Location: Crop Bioprotection ResearchTitle: Iturinic lipopeptide diversity in the Bacillus subtilis species group – important antifungals for plant disease biocontrol applications
Submitted to: Frontiers in Microbiology
Publication Type: Peer Reviewed Journal
Publication Acceptance Date: 7/22/2019
Publication Date: 8/7/2019
Citation: Dunlap, C.A., Bowman, M.J., Rooney, A.P. 2019. Iturinic lipopeptide diversity in the Bacillus subtilis species group – important antifungals for plant disease biocontrol applications. Frontiers in Microbiology. 10:1794. https://doi.org/10.3389/fmicb.2019.01794.
Interpretive Summary: ARS researchers from Peoria, IL screened the genomes of hundreds Bacillus strains for their ability to produce important crop protection compound, known as iturinic lipopeptides. Iturinic lipopeptides are a group of six antifungal compounds found in Bacillus strains and common in strains commercialized for control of fungal plant diseases. This study provides the first systematic study of their diversity and taxonomic distribution. This study will allow us to better understand these beneficial microbes and the bioactive compounds they produce. This research benefits U.S. farmers and consumers that rely on these products to control plant diseases.

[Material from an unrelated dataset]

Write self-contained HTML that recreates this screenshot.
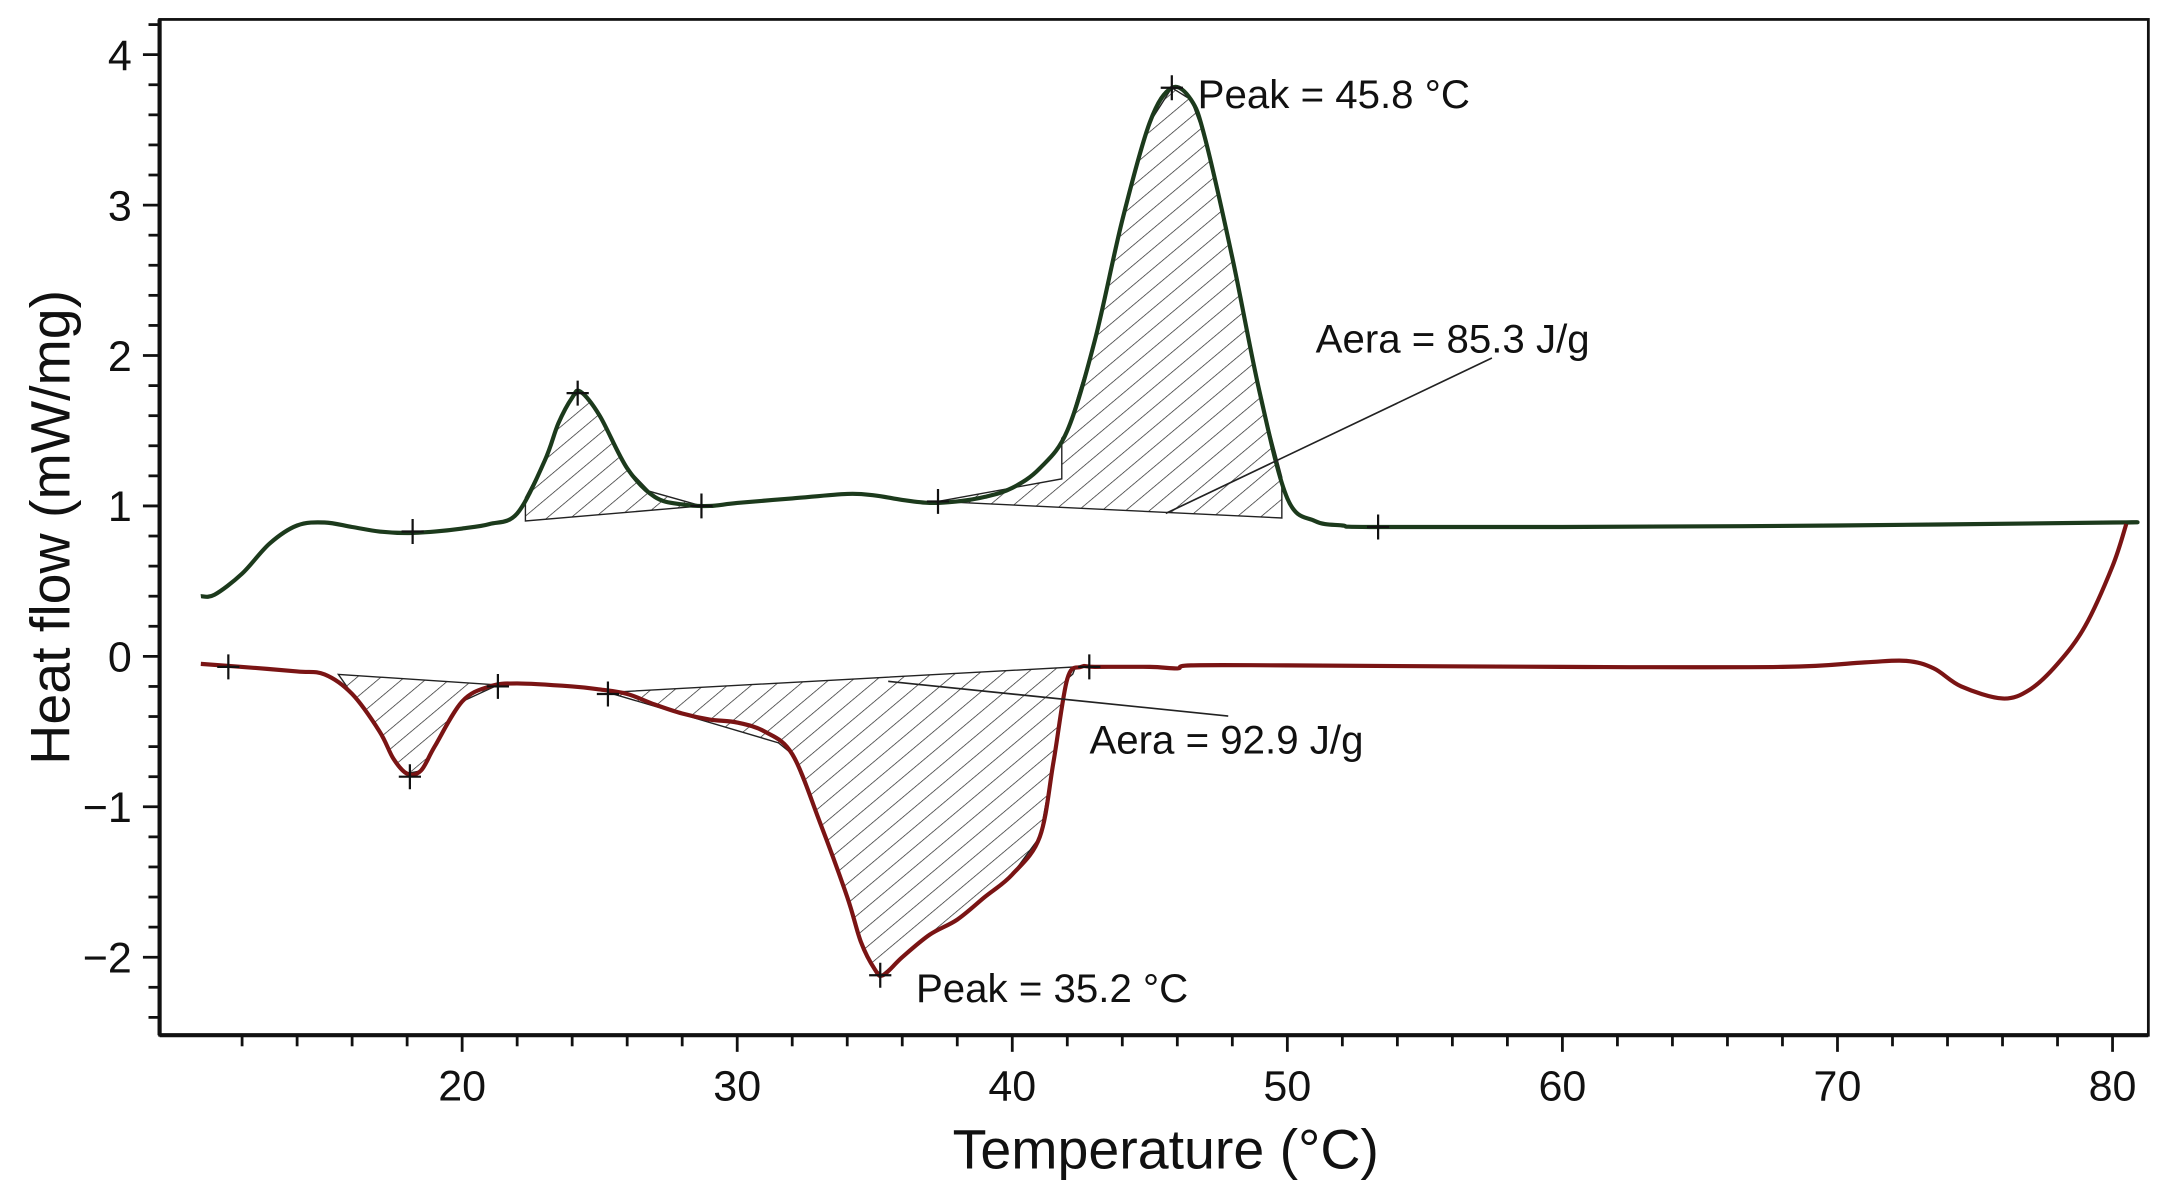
<!DOCTYPE html>
<html><head><meta charset="utf-8"><style>
html,body{margin:0;padding:0;background:#fff;}
svg{display:block;}
text{font-family:"Liberation Sans",sans-serif;fill:#111;}
</style></head><body>
<svg id="chart" width="2165" height="1192" viewBox="0 0 1560 859" preserveAspectRatio="none" xmlns="http://www.w3.org/2000/svg">
<defs>
<pattern id="hatch" patternUnits="userSpaceOnUse" width="11" height="11" patternTransform="rotate(50)">
<line x1="0" y1="0" x2="0" y2="11" stroke="#222" stroke-width="1"/>
</pattern>
</defs>
<rect x="0" y="0" width="1560" height="859" fill="#fff"/>
<g id="hatches"></g>
<g id="plot"></g>
<rect x="115" y="14" width="1433" height="732" fill="none" stroke="#111" stroke-width="2"/>
<line x1="115" y1="746" x2="1548" y2="746" stroke="#111" stroke-width="3"/>
<line x1="115" y1="14" x2="115" y2="746" stroke="#111" stroke-width="3"/>
<g id="axes"></g>
<text x="0" y="0" transform="translate(50,380) rotate(-90)" text-anchor="middle" font-size="40">Heat flow (mW/mg)</text>
<text x="840" y="842" text-anchor="middle" font-size="40">Temperature (°C)</text>
<text x="863" y="78" font-size="29">Peak = 45.8 °C</text>
<text x="948" y="254" font-size="29">Aera = 85.3 J/g</text>
<text x="785" y="543" font-size="29">Aera = 92.9 J/g</text>
<text x="660" y="722" font-size="29">Peak = 35.2 °C</text>
</svg>
<script>
const xTicks = [20,30,40,50,60,70,80];
const yTicks = [4,3,2,1,0,-1,-2];
const heatT = [10.5,11,12,13,14,15,16,17,18,19,20,21,22,23,23.5,24,24.3,25,26,27,28,29,30,32,34,35,36,37,38,39,40,41,42,43,44,45,45.8,46.5,47,48,49,50,51,52,53,60,70,80,80.5];
const heatQ = [0.40,0.41,0.55,0.75,0.87,0.89,0.86,0.83,0.82,0.83,0.85,0.88,0.95,1.3,1.55,1.72,1.76,1.6,1.25,1.06,1.01,1.0,1.02,1.05,1.08,1.07,1.04,1.02,1.03,1.06,1.12,1.25,1.5,2.1,2.9,3.55,3.78,3.7,3.45,2.65,1.75,1.05,0.9,0.87,0.86,0.86,0.87,0.89,0.89];
const coolT = [10.5,12,14,15,16,17,17.5,18,18.5,19,20,21,22,24,25,26,27,28,29,30,31,32,33,34,34.5,35,35.3,36,37,38,39,40,41,41.5,42,42.5,43,45,46,46.5,50,60,68,71,72.5,73.5,74.5,76,77,78,79,80,80.5];
const coolQ = [-0.05,-0.07,-0.1,-0.12,-0.25,-0.5,-0.68,-0.78,-0.76,-0.6,-0.3,-0.2,-0.18,-0.2,-0.22,-0.25,-0.32,-0.38,-0.42,-0.44,-0.5,-0.65,-1.1,-1.6,-1.9,-2.08,-2.12,-2.0,-1.85,-1.75,-1.6,-1.45,-1.2,-0.7,-0.15,-0.07,-0.07,-0.07,-0.08,-0.06,-0.06,-0.07,-0.07,-0.04,-0.03,-0.08,-0.2,-0.28,-0.22,-0.05,0.2,0.6,0.88];
const heatMarkT = [18.2,24.2,28.7,37.3,45.8,53.3];
const heatMarkQ = [0.83,1.75,1.0,1.03,3.78,0.86];
const coolMarkT = [11.5,18.1,21.3,25.3,35.2,42.8];
const coolMarkQ = [-0.07,-0.8,-0.2,-0.25,-2.12,-0.07];

const NS='http://www.w3.org/2000/svg';
const X = t => 333 + (t-20)*19.82;
const Y = q => 473 - q*108.4;
function mk(tag, attrs, parent){const e=document.createElementNS(NS,tag);for(const k in attrs)e.setAttribute(k,attrs[k]);parent.appendChild(e);return e;}
function interp(T,Q,t){for(let i=0;i<T.length-1;i++){if(t>=T[i]&&t<=T[i+1]){const f=(t-T[i])/(T[i+1]-T[i]);return Q[i]+f*(Q[i+1]-Q[i]);}}return Q[Q.length-1];}
function smooth(T,Q){const p=T.map((t,i)=>[X(t),Y(Q[i])]);let d='M'+p[0][0]+','+p[0][1];
for(let i=0;i<p.length-1;i++){const p0=p[i-1]||p[i],p1=p[i],p2=p[i+1],p3=p[i+2]||p2;
d+=' C'+(p1[0]+(p2[0]-p0[0])/6)+','+(p1[1]+(p2[1]-p0[1])/6)+' '+(p2[0]-(p3[0]-p1[0])/6)+','+(p2[1]-(p3[1]-p1[1])/6)+' '+p2[0]+','+p2[1];}return d;}
const axes=document.getElementById('axes'), plot=document.getElementById('plot'), hatches=document.getElementById('hatches');

for(let t=12;t<=80;t+=2){const major=t%10===0;
const tk=mk('line',{x1:X(t),y1:746,x2:X(t),y2:major?758:754,stroke:'#111','stroke-width':2},axes);

}
xTicks.forEach(t=>{const tx=mk('text',{x:X(t),y:793,'text-anchor':'middle','font-size':31},axes);tx.textContent=t;

});
for(let k=-24;k<=42;k+=2){const q=k/10;const major=k%10===0;
const tk=mk('line',{x1:major?103:107,y1:Y(q),x2:115,y2:Y(q),stroke:'#111','stroke-width':2},axes);

}
yTicks.forEach(q=>{const tx=mk('text',{x:95,y:Y(q)+11,'text-anchor':'end','font-size':31},axes);tx.textContent=(q<0?'\u2212':'')+Math.abs(q);

});

function hatch(T,Q,t0,t1,base,name){let pts=[];for(let t=t0;t<=t1+1e-6;t+=0.1)pts.push([X(t),Y(interp(T,Q,t))]);
base.forEach(b=>pts.push([X(b[0]),Y(b[1])]));
const pg=mk('polygon',{points:pts.map(p=>p.join(',')).join(' '),fill:'url(#hatch)',stroke:'#222','stroke-width':1},hatches);

}
hatch(heatT,heatQ,22.3,26.8,[[28.7,1.0],[22.3,0.9]],'hatch-heating-peak-1');
hatch(heatT,heatQ,41.8,49.8,[[49.8,0.92],[37.3,1.03],[41.8,1.18]],'hatch-heating-peak-2');
hatch(coolT,coolQ,16,20,[[21.3,-0.19],[15.5,-0.12]],'hatch-cooling-peak-1');
hatch(coolT,coolQ,31.5,42.2,[[42.3,-0.07],[25.3,-0.24]],'hatch-cooling-peak-2');

const hl=mk('path',{d:smooth(heatT,heatQ),fill:'none',stroke:'#1c3a1c','stroke-width':3},plot);


const cl=mk('path',{d:smooth(coolT,coolQ),fill:'none',stroke:'#7a1414','stroke-width':3},plot);



function markers(T,Q,name){T.forEach((t,i)=>{const x=X(t),y=Y(Q[i]);
const g=mk('path',{d:`M${x-8},${y}H${x+8}M${x},${y-9}V${y+9}`,stroke:'#111','stroke-width':1.6},plot);

});}
markers(heatMarkT,heatMarkQ,'heating-marker');
markers(coolMarkT,coolMarkQ,'cooling-marker');

const l1=mk('line',{x1:1075,y1:258,x2:840,y2:370,stroke:'#222','stroke-width':1.2},plot);


const l2=mk('line',{x1:640,y1:491,x2:885,y2:516,stroke:'#222','stroke-width':1.2},plot);


</script>
</body></html>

Technical Abstract: Iturins and closely related lipopeptides constitute a family of antifungal compounds known as iturinic lipopetides that are produced by species in the Bacillus subtilis group. The compounds that comprise the family are: iturin, bacillomycin D, bacillomycin F, bacillomycin L, mycosubtilin and mojavensin. These lipopeptides are prominent in many Bacillus strains that have been commercialized as biological control agents against fungal plant pathogens and as plant growth promoters. The compounds are cyclic heptapeptides with a variable length alkyl sidechain, which confers surface activity properties resulting in an affinity for fungal membranes. Above a certain concentration, enough molecules enter the fungal cell membrane to create a pore in the cell wall, which leads to loss of cell contents and cell death. This study identified 330 iturinic lipopeptide clusters in publicly available genomes from the Bacillus subtilis species group. The clusters were subsequently assigned into distinguishable types on the basis of their unique amino acid sequences and then verified by HPLC MS/MS analysis. The results show some lipopeptides are only produced by one species, whereas certain others can produce up to three. In addition, four species previously not known to produce iturinic lipopetides were identified. The distribution of these compounds among the B. subtilis group species suggests that they play an important role in their speciation and evolution.